Insomma , le tensioni non fanno altro che moltiplicarsi. Una guerra tra Turchia, Iran e Egitto da una parte, Israele, curdi e Arabia Saudita dall'altra, con contorno di Iraq, Giordania, principati del golfo, Hezbollah e magari Grecia non è più un evento improbabile. Anzi.
Cosa significherebbe per noi, se un simile conflitto divampasse?
Semplicemente, la catastrofe. Perché si interromperebbero quei famosi flussi di merci da cui dipende la nostra vita.
Un conflitto in Medio Oriente porterebbe alla chiusura del canale di Suez e dello stretto di Hormuz. Il traffico di merci tra il mediterraneo e l'Asia si ridurrebbe drasticamente, la disponibilità di petrolio neanche a parlarne. Il prezzo di qualunque cosa riusciate a immaginare espoderebbe. E come pensate che potrebbe reagire la BCE di fronte ad una improvvisa infalzione, magari a due cifre? Come ha sempre fatto: con politiche monetarie restrittive, alzandi i tassi di interesse, scambiando la causa con l'effetto e condannandoci ad una vera, grande depressione.

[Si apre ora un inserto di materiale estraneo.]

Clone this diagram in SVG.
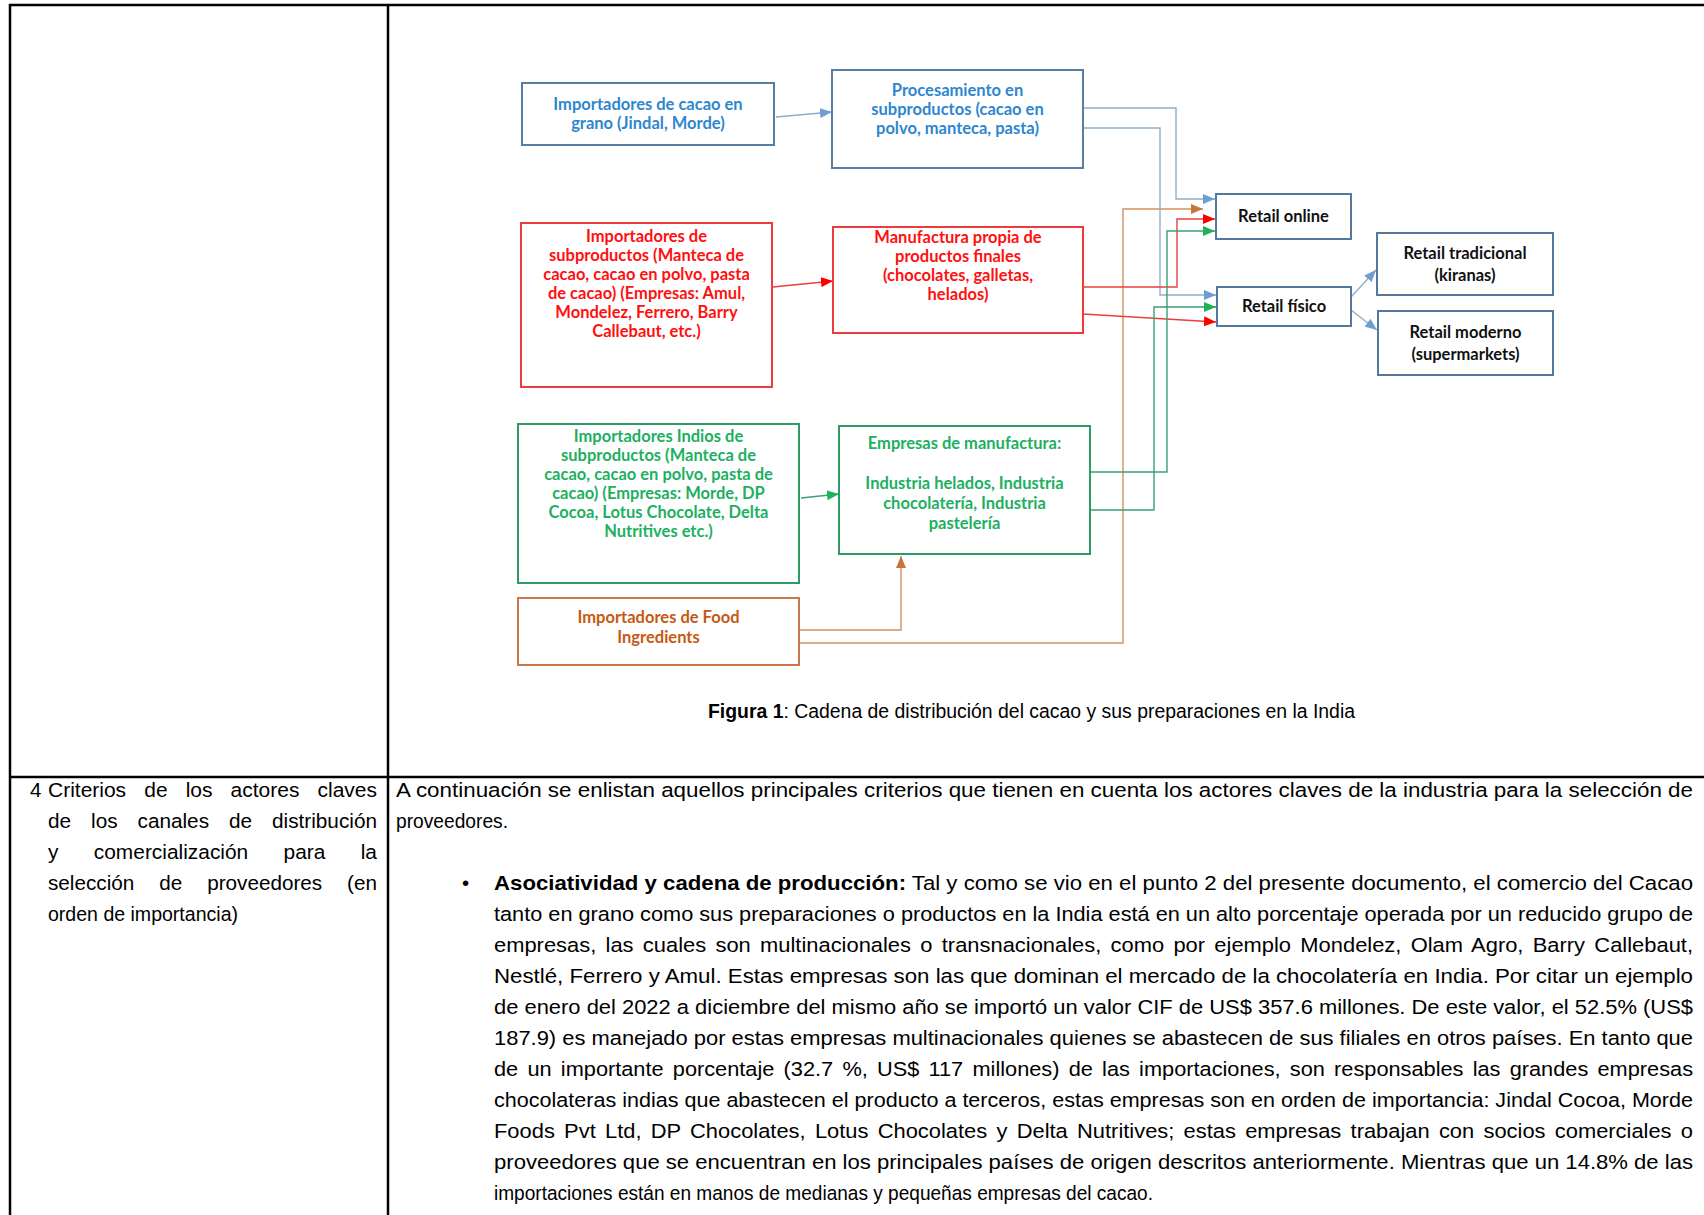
<svg xmlns="http://www.w3.org/2000/svg" width="1704" height="1215" viewBox="0 0 1704 1215">
<defs>
<style>
.tbl{stroke:#000;stroke-width:2.5;fill:none}
.body{font-family:"Liberation Sans",Arial,sans-serif;font-size:20.5px;fill:#000}
.cap{font-family:"Liberation Sans",Arial,sans-serif;font-size:20px;fill:#000}
.box{fill:#fff;stroke-width:2}
.lbl{font-family:Lato,"Open Sans",sans-serif;font-weight:700;font-size:16.5px;text-anchor:middle}
.blue .box{stroke:#5A7DA2}.blue .lbl{fill:#2E86CF}
.red .box{stroke:#EE3B3B}.red .lbl{fill:#FF1010}
.green .box{stroke:#2F9A66}.green .lbl{fill:#1DB060}
.orange .box{stroke:#C97A4A}.orange .lbl{fill:#C55A11}
.retail .box{stroke:#55799E}.retail .lbl{fill:#111}
.cn{fill:none;stroke-width:1.4}
.cb{stroke:#8FAECB;marker-end:url(#aB)}
.cr{stroke:#E8403C;marker-end:url(#aR)}
.cg{stroke:#3B9E76;marker-end:url(#aG)}
.co{stroke:#D4905E;marker-end:url(#aO)}
</style>
<marker id="aB" markerUnits="userSpaceOnUse" markerWidth="12" markerHeight="10" refX="12" refY="5" orient="auto" viewBox="0 0 12 10"><path d="M0,0 L12,5 L0,10 z" fill="#6F9FD2"/></marker>
<marker id="aR" markerUnits="userSpaceOnUse" markerWidth="12" markerHeight="10" refX="12" refY="5" orient="auto" viewBox="0 0 12 10"><path d="M0,0 L12,5 L0,10 z" fill="#FF0000"/></marker>
<marker id="aG" markerUnits="userSpaceOnUse" markerWidth="12" markerHeight="10" refX="12" refY="5" orient="auto" viewBox="0 0 12 10"><path d="M0,0 L12,5 L0,10 z" fill="#1DB35A"/></marker>
<marker id="aO" markerUnits="userSpaceOnUse" markerWidth="12" markerHeight="10" refX="12" refY="5" orient="auto" viewBox="0 0 12 10"><path d="M0,0 L12,5 L0,10 z" fill="#C8743A"/></marker>
</defs>
<rect width="1704" height="1215" fill="#fff"/>

<g id="table">
<path class="tbl" d="M9,5 H1704 M10,4 V1215 M388,4 V1215 M10,777 H1704"/>
</g>

<g id="connectors">
<path class="cn cb" d="M776,117 L832,112"/>
<path class="cn cr" d="M773,287 L833,281"/>
<path class="cn cg" d="M801,498 L839,494"/>
<path class="cn co" d="M799,630 H901 V556"/>
<path class="cn co" d="M799,643 H1123 V209 H1203"/>
<path class="cn cb" d="M1083,108 H1176 V199 H1215"/>
<path class="cn cb" d="M1083,128 H1160 V295 H1216"/>
<path class="cn cr" d="M1083,287 H1177 V219 H1215"/>
<path class="cn cr" d="M1083,314 L1216,322"/>
<path class="cn cg" d="M1090,472 H1167 V231 H1215"/>
<path class="cn cg" d="M1090,510 H1154 V307 H1216"/>
<path class="cn cb" d="M1351,297 L1376,270"/>
<path class="cn cb" d="M1351,310 L1377,330"/>
</g>

<g id="n-import-grano" class="blue">
<rect class="box" x="522" y="83" width="252" height="62"/>
<text class="lbl" x="648" y="110">Importadores de cacao en</text>
<text class="lbl" x="648" y="129">grano (Jindal, Morde)</text>
</g>
<g id="n-procesamiento" class="blue">
<rect class="box" x="832" y="70" width="251" height="98"/>
<text class="lbl" x="957.5" y="96">Procesamiento en</text>
<text class="lbl" x="957.5" y="115">subproductos (cacao en</text>
<text class="lbl" x="957.5" y="134">polvo, manteca, pasta)</text>
</g>
<g id="n-import-sub" class="red">
<rect class="box" x="521" y="223" width="251" height="164"/>
<text class="lbl" x="646.5" y="242">Importadores de</text>
<text class="lbl" x="646.5" y="261">subproductos (Manteca de</text>
<text class="lbl" x="646.5" y="280">cacao, cacao en polvo, pasta</text>
<text class="lbl" x="646.5" y="299">de cacao) (Empresas: Amul,</text>
<text class="lbl" x="646.5" y="318">Mondelez, Ferrero, Barry</text>
<text class="lbl" x="646.5" y="337">Callebaut, etc.)</text>
</g>
<g id="n-manufactura-propia" class="red">
<rect class="box" x="833" y="227" width="250" height="106"/>
<text class="lbl" x="958" y="243">Manufactura propia de</text>
<text class="lbl" x="958" y="262">productos finales</text>
<text class="lbl" x="958" y="281">(chocolates, galletas,</text>
<text class="lbl" x="958" y="300">helados)</text>
</g>
<g id="n-import-indios" class="green">
<rect class="box" x="518" y="424" width="281" height="159"/>
<text class="lbl" x="658.5" y="442">Importadores Indios de</text>
<text class="lbl" x="658.5" y="461">subproductos (Manteca de</text>
<text class="lbl" x="658.5" y="480">cacao, cacao en polvo, pasta de</text>
<text class="lbl" x="658.5" y="499">cacao) (Empresas: Morde, DP</text>
<text class="lbl" x="658.5" y="518">Cocoa, Lotus Chocolate, Delta</text>
<text class="lbl" x="658.5" y="537">Nutritives etc.)</text>
</g>
<g id="n-empresas-manufactura" class="green">
<rect class="box" x="839" y="426" width="251" height="128"/>
<text class="lbl" x="964.5" y="449">Empresas de manufactura:</text>
<text class="lbl" x="964.5" y="489">Industria helados, Industria</text>
<text class="lbl" x="964.5" y="509">chocolatería, Industria</text>
<text class="lbl" x="964.5" y="529">pastelería</text>
</g>
<g id="n-food-ingredients" class="orange">
<rect class="box" x="518" y="598" width="281" height="67"/>
<text class="lbl" x="658.5" y="623">Importadores de Food</text>
<text class="lbl" x="658.5" y="643">Ingredients</text>
</g>
<g id="n-retail-online" class="retail">
<rect class="box" x="1216" y="194" width="135" height="45"/>
<text class="lbl" x="1283.5" y="222">Retail online</text>
</g>
<g id="n-retail-fisico" class="retail">
<rect class="box" x="1217" y="287" width="134" height="39"/>
<text class="lbl" x="1284" y="312">Retail físico</text>
</g>
<g id="n-retail-tradicional" class="retail">
<rect class="box" x="1377" y="233" width="176" height="62"/>
<text class="lbl" x="1465" y="259">Retail tradicional</text>
<text class="lbl" x="1465" y="281">(kiranas)</text>
</g>
<g id="n-retail-moderno" class="retail">
<rect class="box" x="1378" y="311" width="175" height="64"/>
<text class="lbl" x="1465.5" y="338">Retail moderno</text>
<text class="lbl" x="1465.5" y="360">(supermarkets)</text>
</g>

<g id="caption">
<text class="cap" x="708" y="718" textLength="647" lengthAdjust="spacingAndGlyphs"><tspan font-weight="bold">Figura 1</tspan>: Cadena de distribución del cacao y sus preparaciones en la India</text>
</g>

<g id="left-cell" class="body">
<text x="30" y="797">4</text>
<text x="48" y="797" word-spacing="12" textLength="329" lengthAdjust="spacingAndGlyphs">Criterios de los actores claves</text>
<text x="48" y="828" word-spacing="14" textLength="329" lengthAdjust="spacingAndGlyphs">de los canales de distribución</text>
<text x="48" y="859" word-spacing="29" textLength="329" lengthAdjust="spacingAndGlyphs">y comercialización para la</text>
<text x="48" y="890" word-spacing="19" textLength="329" lengthAdjust="spacingAndGlyphs">selección de proveedores (en</text>
<text x="48" y="921" textLength="190" lengthAdjust="spacingAndGlyphs">orden de importancia)</text>
</g>

<g id="right-cell" class="body">
<text x="396" y="797" textLength="1297" lengthAdjust="spacingAndGlyphs">A continuación se enlistan aquellos principales criterios que tienen en cuenta los actores claves de la industria para la selección de</text>
<text x="396" y="828" textLength="112" lengthAdjust="spacingAndGlyphs">proveedores.</text>
<text x="462" y="890">•</text>
<text x="494" y="890" textLength="1199" lengthAdjust="spacingAndGlyphs"><tspan font-weight="bold">Asociatividad y cadena de producción:</tspan> Tal y como se vio en el punto 2 del presente documento, el comercio del Cacao</text>
<text x="494" y="921" textLength="1199" lengthAdjust="spacingAndGlyphs">tanto en grano como sus preparaciones o productos en la India está en un alto porcentaje operada por un reducido grupo de</text>
<text x="494" y="952" word-spacing="3" textLength="1199" lengthAdjust="spacingAndGlyphs">empresas, las cuales son multinacionales o transnacionales, como por ejemplo Mondelez, Olam Agro, Barry Callebaut,</text>
<text x="494" y="983" textLength="1199" lengthAdjust="spacingAndGlyphs">Nestlé, Ferrero y Amul. Estas empresas son las que dominan el mercado de la chocolatería en India. Por citar un ejemplo</text>
<text x="494" y="1014" textLength="1199" lengthAdjust="spacingAndGlyphs">de enero del 2022 a diciembre del mismo año se importó un valor CIF de US$ 357.6 millones. De este valor, el 52.5% (US$</text>
<text x="494" y="1045" textLength="1199" lengthAdjust="spacingAndGlyphs">187.9) es manejado por estas empresas multinacionales quienes se abastecen de sus filiales en otros países. En tanto que</text>
<text x="494" y="1076" word-spacing="3" textLength="1199" lengthAdjust="spacingAndGlyphs">de un importante porcentaje (32.7 %, US$ 117 millones) de las importaciones, son responsables las grandes empresas</text>
<text x="494" y="1107" textLength="1199" lengthAdjust="spacingAndGlyphs">chocolateras indias que abastecen el producto a terceros, estas empresas son en orden de importancia: Jindal Cocoa, Morde</text>
<text x="494" y="1138" word-spacing="3" textLength="1199" lengthAdjust="spacingAndGlyphs">Foods Pvt Ltd, DP Chocolates, Lotus Chocolates y Delta Nutritives; estas empresas trabajan con socios comerciales o</text>
<text x="494" y="1169" textLength="1199" lengthAdjust="spacingAndGlyphs">proveedores que se encuentran en los principales países de origen descritos anteriormente. Mientras que un 14.8% de las</text>
<text x="494" y="1200" textLength="659" lengthAdjust="spacingAndGlyphs">importaciones están en manos de medianas y pequeñas empresas del cacao.</text>
</g>
</svg>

Ho la netta impressione che quanto viene perorato dai decrescisti, ossai ridurre i consumi di merci, diventerà realtà in poco tempo. Ma non per via di una scelta consapevole. Per via di circostanze disastrose.
Spero davvero di sbagliarmi, perché la maggior parte dei miei maglioni ormai mi sta piccola, e non ho tanta voglia di battere i denti questo inverno. Ma il quadro è oggettivamente fosco. E non ci possiamo fare nulla, accidenti.
Certo che sei i miei analisti mi avessero presentato in modo convincente questo fosco quadro, qualche mese fa, magari mi sarei sbrigato ad invadere la libia…
Interessante. Dev'essere lo stesso calcolo della Francia. Tu che stato sei?